As financial aid officers assemble financial aid awards, they cobble together funds from different sources in a manner that enables them to meet the needs of admitted students while stretching their own budgets as far as possible. The introduction of Federal funds (Pell Grant, Perkins Loan), then, won’t necessarily reduce the out-of-pocket expense for families as they fund college costs if, in fact, those funds are not used by colleges to close the gap between the family’s expected contribution and the cost of attendance.

Ultimately, the commitment of institutional funds in the packaging of financial aid awards is an expression of institutional values. Colleges that place a high value on your attendance are more likely to award you grant/scholarship assistance up to your full, demonstrated need in addition to Federal grants, loans and work study, thus limiting your four-year exposure to debt to a reasonable amount. A careful read of your financial aid award letters will reveal whether you—and not the colleges—are being supported with this additional funding from the Federal government.

For more information go to www.finaid.org.

This blog was first published on www.witf.org under Education, Life After 12th Grade on July 6, 2009.

Over the past several months, the Obama administration has initiated a series of bold measures to improve college access and completion rates in the U.S. Two of the initiatives may have immediate implications for students seeking to enter college in 2010.

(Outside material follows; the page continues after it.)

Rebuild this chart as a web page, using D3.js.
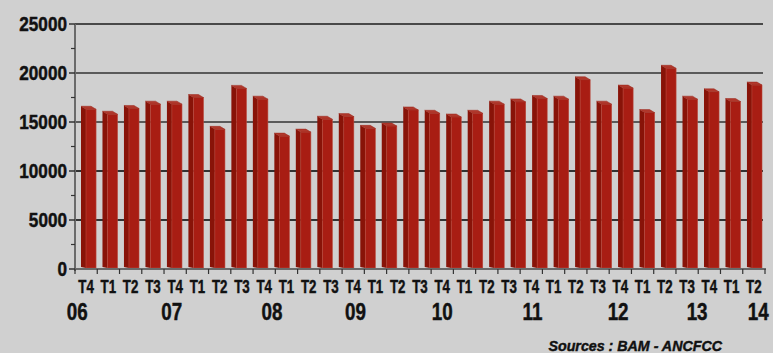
<!DOCTYPE html>
<html lang="fr">
<head>
<meta charset="UTF-8">
<title>Ventes trimestrielles</title>
<script src="https://d3js.org/d3.v7.min.js"></script>
<style>
    body { margin: 0; background: #d0d0d0; }
    text {
        font-family: "Liberation Sans", Arial, sans-serif;
        font-weight: bold;
        fill: #111;
        stroke: #111;
        stroke-width: 0.45px;
    }
</style>
</head>
<body>
<script>
// values (32 bars)
const values = [16300, 15790, 16380, 16820, 16820, 17500, 14250, 18430,
                17330, 13560, 13970, 15280, 15550, 14350, 14590, 16230,
                15890, 15510, 15890, 16820, 17050, 17400, 17330, 19310,
                16820, 18460, 15960, 20480, 17330, 18080, 17090, 18770];

// quarter labels under the axis (31 slots)
const quarters = ["T4",
    "T1", "T2", "T3", "T4", "T1", "T2", "T3", "T4", "T1", "T2", "T3", "T4",
    "T1", "T2", "T3", "T4", "T1", "T2", "T3", "T4", "T1", "T2", "T3", "T4",
    "T1", "T2", "T3", "T4", "T1", "T2"];

const years = ["06", "07", "08", "09", "10", "11", "12", "13", "14"];
// slot (in quarter units) under which each year sits
const yearSlots = [-0.4, 3.85, 8.35, 12.1, 16, 20.05, 23.9, 27.45, 30.2];

const yTicks = [0, 5000, 10000, 15000, 20000, 25000];
const yMinor = [2500, 7500, 12500, 17500, 22500];

const width = 773, height = 353;
const margin = {top: 24, right: 8, bottom: 84, left: 75};
const y0 = height - margin.bottom;

const svg = d3.select("body").append("svg")
    .attr("width", width)
    .attr("height", height);

svg.append("rect").attr("width", width).attr("height", height).attr("fill", "#d0d0d0");

const y = d3.scaleLinear().domain([0, 25000]).range([y0, margin.top]);

const xBars = d3.scaleBand()
    .domain(d3.range(values.length))
    .range([margin.left + 6, width - margin.right - 3])
    .paddingInner(0.3)
    .paddingOuter(0);

const xLab = d3.scaleBand()
    .domain(d3.range(quarters.length))
    .range([margin.left, width - margin.right]);

// condensed look: squeeze text horizontally
const squeeze = (sel, px, py, sx) =>
    sel.attr("transform", (d, i) => `translate(${px(d, i)},${py(d, i)}) scale(${sx},1)`);

// gridlines
svg.append("g").selectAll("line")
    .data(yTicks.slice(1))
    .join("line")
    .attr("x1", margin.left).attr("x2", width - margin.right - 2)
    .attr("y1", d => y(d)).attr("y2", d => y(d))
    .attr("stroke", d => d === 25000 ? "#1c1c1c" : (d >= 15000 ? "#5a5a5a" : "#333"))
    .attr("stroke-width", d => d === 25000 ? 1.5 : 1.8);

// bars with a side face and a top cap
const side = 5, depth = 3;
const bars = svg.append("g").selectAll("g")
    .data(values)
    .join("g");

bars.append("path")
    .attr("fill", "#881308")
    .attr("d", (d, i) => {
        const x0 = xBars(i), yt = y(d);
        return `M${x0},${yt - depth}L${x0 + side},${yt}L${x0 + side},${y0 - 1}L${x0},${y0 - 2}Z`;
    });

bars.append("rect")
    .attr("x", (d, i) => xBars(i) + side)
    .attr("y", d => y(d))
    .attr("width", xBars.bandwidth() - side)
    .attr("height", d => y0 - 1 - y(d))
    .attr("fill", "#a81d13")
    .attr("stroke", "#b8463a")
    .attr("stroke-width", 0.6);

bars.append("path")
    .attr("fill", "#b0382c")
    .attr("stroke", "#9a2418")
    .attr("stroke-width", 0.5)
    .attr("d", (d, i) => {
        const x0 = xBars(i), yt = y(d), w = xBars.bandwidth();
        return `M${x0},${yt - depth}L${x0 + w - side},${yt - depth}L${x0 + w},${yt}L${x0 + side},${yt}Z`;
    });

// y axis
svg.append("line")
    .attr("x1", margin.left).attr("x2", margin.left)
    .attr("y1", margin.top).attr("y2", y0 + 2)
    .attr("stroke", "#6a6a6a").attr("stroke-width", 2);

svg.append("g").selectAll("line")
    .data(yTicks)
    .join("line")
    .attr("x1", margin.left - 6).attr("x2", margin.left)
    .attr("y1", d => y(d)).attr("y2", d => y(d))
    .attr("stroke", "#333").attr("stroke-width", 1.5);

svg.append("g").selectAll("line")
    .data(yMinor)
    .join("line")
    .attr("x1", margin.left - 4).attr("x2", margin.left)
    .attr("y1", d => y(d)).attr("y2", d => y(d))
    .attr("stroke", "#333").attr("stroke-width", 1.2);

svg.append("g").selectAll("text")
    .data(yTicks)
    .join("text")
    .attr("text-anchor", "end")
    .attr("font-size", 19.5)
    .call(squeeze, () => margin.left - 8, d => y(d) + 7, 0.88)
    .text(d => d);

// x axis
svg.append("line")
    .attr("x1", margin.left).attr("x2", width - margin.right + 1)
    .attr("y1", y0).attr("y2", y0)
    .attr("stroke", "#6a6a6a").attr("stroke-width", 2);

svg.append("g").selectAll("line")
    .data(d3.range(quarters.length + 1))
    .join("line")
    .attr("x1", i => i < quarters.length ? xLab(i) : width - margin.right)
    .attr("x2", i => i < quarters.length ? xLab(i) : width - margin.right)
    .attr("y1", y0).attr("y2", y0 + 5)
    .attr("stroke", "#333").attr("stroke-width", 1.2);

svg.append("g").selectAll("text")
    .data(quarters)
    .join("text")
    .attr("text-anchor", "middle")
    .attr("font-size", 18.5)
    .call(squeeze, (d, i) => xLab(i) + xLab.bandwidth() / 2, () => y0 + 24, 0.72)
    .text(d => d);

svg.append("g").selectAll("text")
    .data(years)
    .join("text")
    .attr("text-anchor", "middle")
    .attr("font-size", 23.5)
    .call(squeeze, (d, i) => xLab(0) + xLab.step() * (yearSlots[i] + 0.5), () => y0 + 51, 0.8)
    .text(d => d);

svg.append("text")
    .attr("text-anchor", "end")
    .attr("font-size", 15.5)
    .attr("font-style", "italic")
    .attr("fill", "#222")
    .attr("stroke-width", 0.2)
    .attr("transform", "translate(722,351) scale(0.92,1)")
    .text("Sources : BAM  - ANCFCC");
</script>
</body>
</html>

On June 24, 2009, U.S. Secretary of Education, Arne Duncan, outlined substantive changes to the Free Application for Federal Student Aid (FAFSA) designed to simplify the application process. This announcement follows earlier moves to reduce cost barriers by increasing grants (free money) and low interest loan opportunities for America’s neediest students.

These are positive signs for families looking for encouragement in the face of rising costs and diminishing means. In a two-part series, I will take a closer look at the real impact each is likely to have on educational access in the next several years.

Streamlining the Financial Aid Application Process
According to the U.S. Department of Education, students applying for financial aid using the Free Application for Federal Student Aid (FAFSA) should find the process easier this year. Starting in January 2010, students completing the online FAFSA can retrieve relevant tax information from the Internal Revenue Service giving them seamless access to information needed to their aid applications.

In a related move this spring, the Education Department began providing instant estimates of Pell Grant and student loan eligibility. Students had previously been forced to wait several weeks for notification. And starting this summer, enhanced “skip-logic” will be employed to make it easier to navigate the online FAFSA.

Analysis
Most financial aid models assume at least three sources of funding with regard to college costs: the family, the institution and the Federal Government. Students attending in-state institutions may also receive funding from their own states. Some students also receive scholarship assistance from various funding sources in the community.

The intent of the FAFSA is to determine the contribution from the family and, thereby, the family’s eligibility for funding (grants, loans, work study) from the Federal government. Unfortunately, that determination of eligibility or “need” does not apply uniformly across all funding sources.

While the Federal government and most state governments subscribe to the definition of need that emerges from the FAFSA, all bets are off when institutions themselves make EFC determinations relative to the distribution of their own funds. In fact, colleges and universities frequently rely on more stringent assessments—including sensitivity to factors such as home equity or the financial contribution of a non-custodial parent in the case of a divorce or separation—that invariably require greater contributions from families. Many private institutions use the College Scholarship Service (CSS) Profile to collect such data. As a result, you might receive mixed signals regarding their respective EFC’s.

On the surface, then, each of these moves to simplify the FAFSA makes sense. Whenever complex data collection relating to family finances can be simplified by eliminating steps or unnecessary information, everybody wins. The big news, however, relates to the access to IRS files. Personal IRS files have always been accessed after the fact in the financial aid process to verify data submitted on the FAFSA. In this case, making the connection between the Department of Education (FAFSA) and the IRS saves steps and eliminates redundancy of effort for families of college-bound students.

Providing links to information that has already been captured (prior year tax returns) early in the process will make it easier for families to complete the financial aid application. Current year tax returns will still be used for verification as family circumstances often change from year to year. The FAFSA may be further simplified if/when the Administration is successful in its efforts to eliminate unnecessary questions from the application.

Lest you see these developments as a panacea in the financial aid process, however, I would raise two cautions. One, the connectivity to data collected by the IRS can only work as well as the completeness of the IRS files for that individual and his/her custodial parents. For example: How will families with IRS files that are incomplete, in dispute or non-existent be able to complete the FAFSA in a timely fashion? And imagine the complexity of determining the appropriate IRS files for students who live in blended families or with unrelated guardians. Ironically, the FAFSA/IRS marriage may fail to make the process easier for those who are in greatest need of assistance.

Two, and perhaps more importantly, the discussion about ease of access with regard to the financial aid application process overlooks an important detail. The outcome of the FAFSA submission—a determination of the “expected family contribution (EFC)”—is not a reliable indication of how colleges themselves will assess the expected family contribution in determining “need.”

Frankly, none of this is new. Colleges have resorted to their own methodologies for determining the EFC for some time. Be cautious, therefore, about making assumptions with regard to the EFC that is reported by the FAFSA as you try to anticipate college costs and the assistance you might receive in meeting them. While you may indeed have eligibility for enhanced Federal assistance, the bulk of your financial aid is likely to come from the college itself.

Make sure you understand from each college how it will determine your EFC and, subsequently, your financial need. The Federal government is but one source of need-based financial aid. The reality is that, across the board, colleges and universities fund the vast majority of financial aid that is awarded each year. Moreover, they are not obligated to meet a student’s full need as demonstrated by the FAFSA or the Profile. While you are not likely to receive any guarantees of funding, it is certainly worth exploring these questions with each of the schools on your list as you visit them this summer.